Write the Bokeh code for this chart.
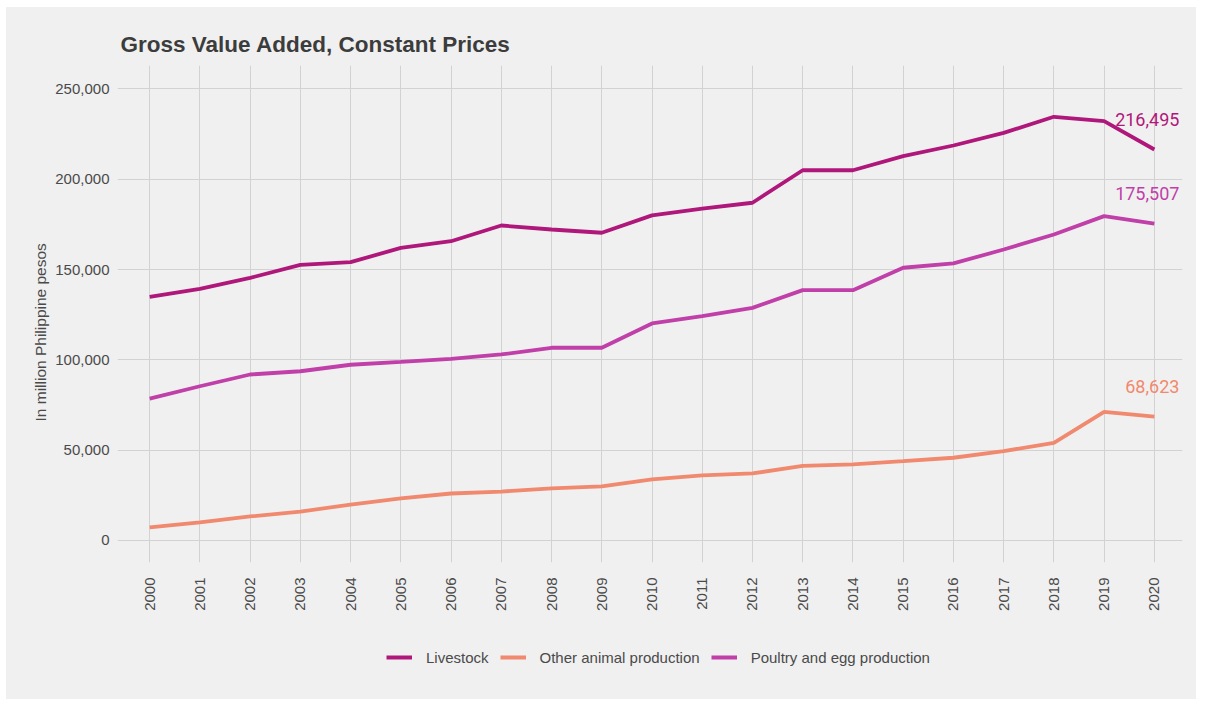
from bokeh.plotting import figure
from bokeh.layouts import column
from bokeh.models import Range1d, Legend, LegendItem, FixedTicker, NumeralTickFormatter, ColumnDataSource, Title
from bokeh.embed import file_html
from bokeh.resources import INLINE
from bokeh.core.properties import value
import math

years = list(range(2000, 2021))
livestock = [134900, 139300, 145400, 152600, 154100, 162000, 165700, 174400, 172200, 170400,
             180000, 183700, 187000, 205000, 205000, 212800, 218700, 225700, 234600, 232200, 216495]
other = [7200, 10000, 13300, 16000, 19900, 23300, 26000, 27100, 28800, 29900,
         33800, 36000, 37100, 41300, 42100, 43900, 45800, 49450, 54100, 71260, 68623]
poultry = [78500, 85400, 91900, 93700, 97300, 98900, 100600, 103000, 106700, 106700,
           120150, 124200, 128800, 138600, 138600, 151000, 153400, 161100, 169400, 179600, 175507]
series_names = ["Livestock", "Other animal production", "Poultry and egg production"]
colors = ["#b0177a", "#f0896e", "#c03fa8"]
y_ticks = [0, 50000, 100000, 150000, 200000, 250000]

BG = "#f0f0f0"
W = 1190
p = figure(width=W, height=617, output_backend="svg", toolbar_location=None,
           x_range=Range1d(1999.36, 2020.56), y_range=Range1d(-12200, 263000),
           min_border_left=111, min_border_right=14, min_border_top=58, min_border_bottom=62)
p.background_fill_color = None
p.border_fill_color = BG
p.outline_line_color = None

p.title.text = "Gross Value Added, Constant Prices"
p.title.text_font = "Liberation Sans"
p.title.text_font_size = "22.5px"
p.title.text_font_style = "bold"
p.title.text_color = "#3c3c3c"
p.title.offset = 3
p.title.standoff = 18

p.xgrid.ticker = FixedTicker(ticks=years)
p.ygrid.ticker = FixedTicker(ticks=y_ticks)
for g in (p.xgrid, p.ygrid):
    g.grid_line_color = "#d2d2d2"
    g.grid_line_width = 1

p.xaxis.ticker = FixedTicker(ticks=years)
p.xaxis.major_label_orientation = math.pi / 2
p.yaxis.ticker = FixedTicker(ticks=y_ticks)
p.yaxis.formatter = NumeralTickFormatter(format="0,0")
for ax in (p.xaxis, p.yaxis):
    ax.axis_line_color = None
    ax.major_tick_line_color = None
    ax.minor_tick_line_color = None
    ax.major_tick_out = 0
    ax.major_tick_in = 0
    ax.minor_tick_out = 0
    ax.major_label_text_font = "Liberation Sans"
    ax.major_label_text_font_size = "15px"
    ax.major_label_text_color = "#4a4a4a"
p.xaxis.major_label_standoff = 15
p.yaxis.major_label_standoff = 8

# y-axis title, placed slightly below the frame's middle as in the original
ytitle = Title(text="In million Philippine pesos", align="left", offset=141, standoff=8,
               text_font="Liberation Sans", text_font_size="15.5px",
               text_font_style="normal", text_color="#4a4a4a")
p.add_layout(ytitle, "left")

# legend strip below the main chart
lf = figure(width=W, height=75, output_backend="svg", toolbar_location=None,
            x_range=Range1d(0, 1), y_range=Range1d(0, 1),
            x_axis_location=None, y_axis_location=None,
            min_border=0, min_border_left=0, min_border_right=0,
            min_border_top=0, min_border_bottom=0)
lf.background_fill_color = None
lf.border_fill_color = BG
lf.outline_line_color = None
lf.xgrid.visible = False
lf.ygrid.visible = False

items = []
for name, vals, c in zip(series_names, [livestock, other, poultry], colors):
    p.line(years, vals, line_color=c, line_width=3.8)
    src = ColumnDataSource(dict(x=[years[-1]], y=[vals[-1]], t=["{:,}".format(vals[-1])]))
    p.text(x="x", y="y", text="t", source=src, x_offset=25, y_offset=-30,
           text_align="right", text_baseline="middle", text_color=c,
           text_font=value("Roboto"), text_font_size="18px")
    # same series in the legend strip (outside its visible range), used for legend glyphs
    r2 = lf.line(years, vals, line_color=c, line_width=4)
    items.append(LegendItem(label=name, renderers=[r2]))

legend = Legend(items=items, orientation="horizontal", location=(269, 32))
legend.background_fill_alpha = 0
legend.border_line_color = None
legend.label_text_font = "Liberation Sans"
legend.label_text_font_size = "15px"
legend.label_text_color = "#4a4a4a"
legend.glyph_width = 26
legend.glyph_height = 20
legend.label_standoff = 14
legend.spacing = 11
legend.padding = 10
lf.add_layout(legend, "center")

layout = column(p, lf, spacing=0)
layout.margin = (7, 8, 3, 6)
layout.styles = {"background-color": BG}

open("out.html", "w").write(file_html(layout, INLINE))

_____

§ **Aim of the exercise**
Copy nothing but the lines from the first one in the listing through the line with "p.title.standoff = 18", and omit the pictures.

§ **Exercise answer**
Write the Bokeh code for this chart.
from bokeh.plotting import figure
from bokeh.layouts import column
from bokeh.models import Range1d, Legend, LegendItem, FixedTicker, NumeralTickFormatter, ColumnDataSource, Title
from bokeh.embed import file_html
from bokeh.resources import INLINE
from bokeh.core.properties import value
import math

years = list(range(2000, 2021))
livestock = [134900, 139300, 145400, 152600, 154100, 162000, 165700, 174400, 172200, 170400,
             180000, 183700, 187000, 205000, 205000, 212800, 218700, 225700, 234600, 232200, 216495]
other = [7200, 10000, 13300, 16000, 19900, 23300, 26000, 27100, 28800, 29900,
         33800, 36000, 37100, 41300, 42100, 43900, 45800, 49450, 54100, 71260, 68623]
poultry = [78500, 85400, 91900, 93700, 97300, 98900, 100600, 103000, 106700, 106700,
           120150, 124200, 128800, 138600, 138600, 151000, 153400, 161100, 169400, 179600, 175507]
series_names = ["Livestock", "Other animal production", "Poultry and egg production"]
colors = ["#b0177a", "#f0896e", "#c03fa8"]
y_ticks = [0, 50000, 100000, 150000, 200000, 250000]

BG = "#f0f0f0"
W = 1190
p = figure(width=W, height=617, output_backend="svg", toolbar_location=None,
           x_range=Range1d(1999.36, 2020.56), y_range=Range1d(-12200, 263000),
           min_border_left=111, min_border_right=14, min_border_top=58, min_border_bottom=62)
p.background_fill_color = None
p.border_fill_color = BG
p.outline_line_color = None

p.title.text = "Gross Value Added, Constant Prices"
p.title.text_font = "Liberation Sans"
p.title.text_font_size = "22.5px"
p.title.text_font_style = "bold"
p.title.text_color = "#3c3c3c"
p.title.offset = 3
p.title.standoff = 18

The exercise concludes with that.